I began to do online research to see what shocks were available and what riders were saying about each one.  The purchase cost of the shock was a top concern for me, along with a good warranty and future maintenance, (rebuilding), of the shock.

I settled on a Hyperpro 460 model shock.  It has no “bells or whistles” to add to the purchase cost.  It has a 5 year warranty. The sales and service shop is located on the East Coast of theUS, ( [url]http://www.wilbersusa.com/[/url]).

There are no questions as to “how” I ride and “where” I ride and on what surfaces, (I try to find the dirt!).  By providing this information to Hyperpro, the company was able to build a rear shock that fits me better then the OEM shock.  Also, without the, “Maybe I will ride like this”, or “maybe ride like that”, or “maybe on this”, or “maybe on that.”, I was able to save some money by not building in some of the extras that you will find on other aftermarket shocks.  I could have purchased a 461 model shock, but it would have cost a couple hundred bucks more.  It would also cost more in the future to have the shock rebuilt.  My main goal was to purchase a relatively low cost, very good quality, simple solution for my bike.  The shock was $614 delivered to my door.  I installed it myself, which was very, very easy to do.
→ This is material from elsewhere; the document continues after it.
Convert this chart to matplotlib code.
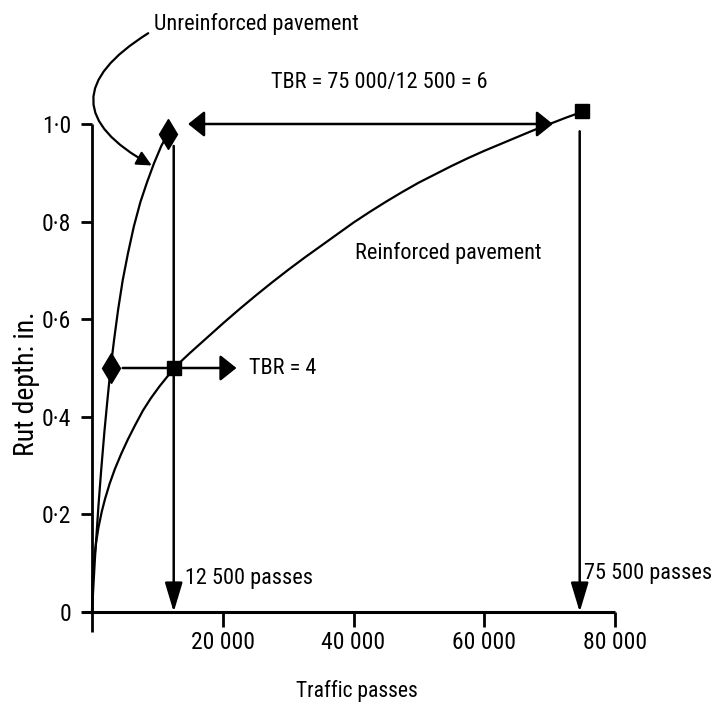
import matplotlib
matplotlib.use("Agg")
import matplotlib.pyplot as plt
from matplotlib import font_manager

# ---- data ----
unreinf_x = [0, 200, 450, 700, 1000, 1400, 1900, 2400, 2850, 3400, 4000, 4700,
             5500, 6400, 7400, 8400, 9500, 10600, 11600]
unreinf_y = [0, 0.05, 0.11, 0.16, 0.22, 0.29, 0.37, 0.44, 0.50, 0.56, 0.62, 0.68,
             0.735, 0.79, 0.84, 0.88, 0.92, 0.955, 0.98]

reinf_x = [0, 100, 300, 600, 1000, 1500, 2000, 2700, 3500, 4500, 5500, 6600,
           7800, 9000, 10300, 11500, 12600, 13800, 15000, 17500, 20000, 22500,
           25000, 27500, 30000, 32500, 35000, 37500, 40000, 42500, 45000, 47500,
           50000, 52500, 55000, 57500, 60000, 62500, 65000, 67500, 70000, 72500,
           75000]
reinf_y = [0, 0.066, 0.105, 0.14, 0.174, 0.206, 0.232, 0.263, 0.293, 0.325, 0.354,
           0.383, 0.413, 0.438, 0.462, 0.482, 0.50, 0.516, 0.531, 0.561, 0.591,
           0.620, 0.648, 0.675, 0.701, 0.726, 0.750, 0.774, 0.798, 0.820, 0.841,
           0.861, 0.880, 0.897, 0.914, 0.930, 0.945, 0.959, 0.973, 0.987, 1.000,
           1.013, 1.025]

diamond_x = [2850, 11600]
diamond_y = [0.50, 0.98]
square_x = [12600, 75000]
square_y = [0.50, 1.027]

x_ticks = [20000, 40000, 60000, 80000]
x_tick_labels = ["20 000", "40 000", "60 000", "80 000"]
y_ticks = [0, 0.2, 0.4, 0.6, 0.8, 1.0]
y_tick_labels = ["0", "0·2", "0·4", "0·6", "0·8", "1·0"]

# ---- pick a narrow font if one is installed ----
fams = {}
for f in font_manager.fontManager.ttflist:
    fams.setdefault(f.name, set()).add(str(f.stretch))
chosen = None
stretch = 'normal'
for cand in ['Liberation Sans Narrow', 'Arial Narrow', 'Nimbus Sans Narrow',
             'Roboto Condensed', 'Open Sans Condensed', 'Noto Sans Condensed',
             'DejaVu Sans Condensed']:
    if cand in fams:
        chosen = cand
        break
if chosen is None:
    for fam in ['Liberation Sans', 'Roboto', 'Noto Sans', 'Open Sans', 'DejaVu Sans', 'Lato', 'Inter']:
        st = fams.get(fam, set())
        if any(s in ('condensed', 'semi-condensed', 'extra-condensed') or
               (s.isdigit() and int(s) < 500) for s in st):
            chosen = fam
            stretch = 'condensed'
            break
scale = 1.0
if chosen is None:
    chosen = 'Liberation Sans'
    scale = 0.84
plt.rcParams['font.family'] = [chosen, 'DejaVu Sans']
plt.rcParams['font.stretch'] = stretch

fig = plt.figure(figsize=(7.21, 7.13), dpi=100)
ax = fig.add_axes([92/721, 101/713, 523/721, 488/713])
ax.set_xlim(0, 80000)
ax.set_ylim(0, 1.0)
for s in ax.spines.values():
    s.set_visible(False)

# axes lines
ax.plot([-1600, 80000], [0, 0], color='black', lw=2.2, clip_on=False, solid_capstyle='butt')
ax.plot([0, 0], [-0.04, 1.0], color='black', lw=2.0, clip_on=False, solid_capstyle='butt')

tfs = 17 * scale
ax.set_xticks(x_ticks)
ax.set_xticklabels(x_tick_labels)
ax.set_yticks(y_ticks)
ax.set_yticklabels(y_tick_labels)
ax.tick_params(axis='x', direction='out', length=11, width=2, pad=3, labelsize=tfs)
ax.tick_params(axis='y', direction='out', length=8, width=2, pad=7, labelsize=tfs)

# curves
ax.plot(unreinf_x, unreinf_y, color='black', lw=1.6, clip_on=False)
ax.plot(reinf_x, reinf_y, color='black', lw=1.6, clip_on=False)
ax.plot(diamond_x, diamond_y, linestyle='none', marker='d', markersize=15,
        color='black', clip_on=False)
ax.plot(square_x, square_y, linestyle='none', marker='s', markersize=10,
        color='black', clip_on=False)

apv = dict(arrowstyle='-|>,head_length=0.9,head_width=0.27', color='black', lw=1.8,
           mutation_scale=20, shrinkA=0, shrinkB=0)
aph = dict(arrowstyle='-|>,head_length=0.5,head_width=0.4', color='black', lw=1.8,
           mutation_scale=20, shrinkA=0, shrinkB=0)
# vertical arrows
ax.annotate('', xy=(12500, 0.0), xytext=(12500, 0.955), arrowprops=apv, annotation_clip=False)
ax.annotate('', xy=(74600, 0.0), xytext=(74600, 0.985), arrowprops=apv, annotation_clip=False)
# TBR = 4 arrow
ax.annotate('', xy=(22100, 0.5), xytext=(4700, 0.5), arrowprops=aph, annotation_clip=False)
# double arrow at top
ap2 = dict(aph)
ap2['arrowstyle'] = '<|-|>,head_length=0.5,head_width=0.4'
ax.annotate('', xy=(70500, 1.0), xytext=(14700, 1.0), arrowprops=ap2, annotation_clip=False)

# curved pointer for unreinforced
ax.annotate('', xy=(9150, 0.915), xytext=(8600, 1.186),
            arrowprops=dict(arrowstyle='-|>,head_length=0.45,head_width=0.22', color='black',
                            lw=1.6, mutation_scale=20, shrinkA=0, shrinkB=0,
                            connectionstyle='arc3,rad=0.85'),
            annotation_clip=False)

fs = 16 * scale
ax.text(9500, 1.205, 'Unreinforced pavement', fontsize=fs, ha='left', va='center')
ax.text(44000, 1.085, 'TBR = 75 000/12 500 = 6', fontsize=fs, ha='center', va='center')
ax.text(40200, 0.735, 'Reinforced pavement', fontsize=fs, ha='left', va='center')
ax.text(24000, 0.5, 'TBR = 4', fontsize=fs, ha='left', va='center')
ax.text(14300, 0.068, '12 500 passes', fontsize=fs, ha='left', va='center')
ax.text(75300, 0.078, '75 500 passes', fontsize=fs, ha='left', va='center')

ax.set_xlabel('Traffic passes', fontsize=15.5 * scale)
ax.xaxis.set_label_coords(0.507, -0.139)
ax.set_ylabel('Rut depth: in.', fontsize=20 * scale)
ax.yaxis.set_label_coords(-0.099, 0.467)

fig.savefig('out.png', dpi=100)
First, here is the packaging of the Hyperpro shock.  Tough, plastic case. Shock, manual, tools and cap.  On the inside lid of the plastic case, there is an adhesive label that has all of the specifics of my custom shock.  This same label was affixed to the shipping invoice as well as the instruction manual.  Attention to detail!!!

Here is a shot of the Hyperpro lying next to the OEM Suzuki shock.  The lack of “meat” at the bottom of the Hyperpro shock is a concern to me compared to the OEM shock.  I’ll just have to trust in the engineers on this one.  The length of the shaft, (seen inside of the spring), of the shock is longer and of a larger diameter on the Hyperpro then on the OEM shock.

I placed the motorcycle on its centerstand.

I removed my luggage.  I did not want to impede side access to the rear end of the bike.

Next, I removed the rear wheel assembly to provide maximum clearance workspace.

Then, I removed the seat to provide access to the top of the shock and also to cast more light to the situation.

Not having done a “shock swap” before, out of a “stability concern”, I decided to block up the swing arm to better support the motorcycle.

Disassembly began with removing the hydraulic preload reservoir.

I found that there is a clip that holds the preload hose to the frame of the bike.  I slid the hose out of the clip.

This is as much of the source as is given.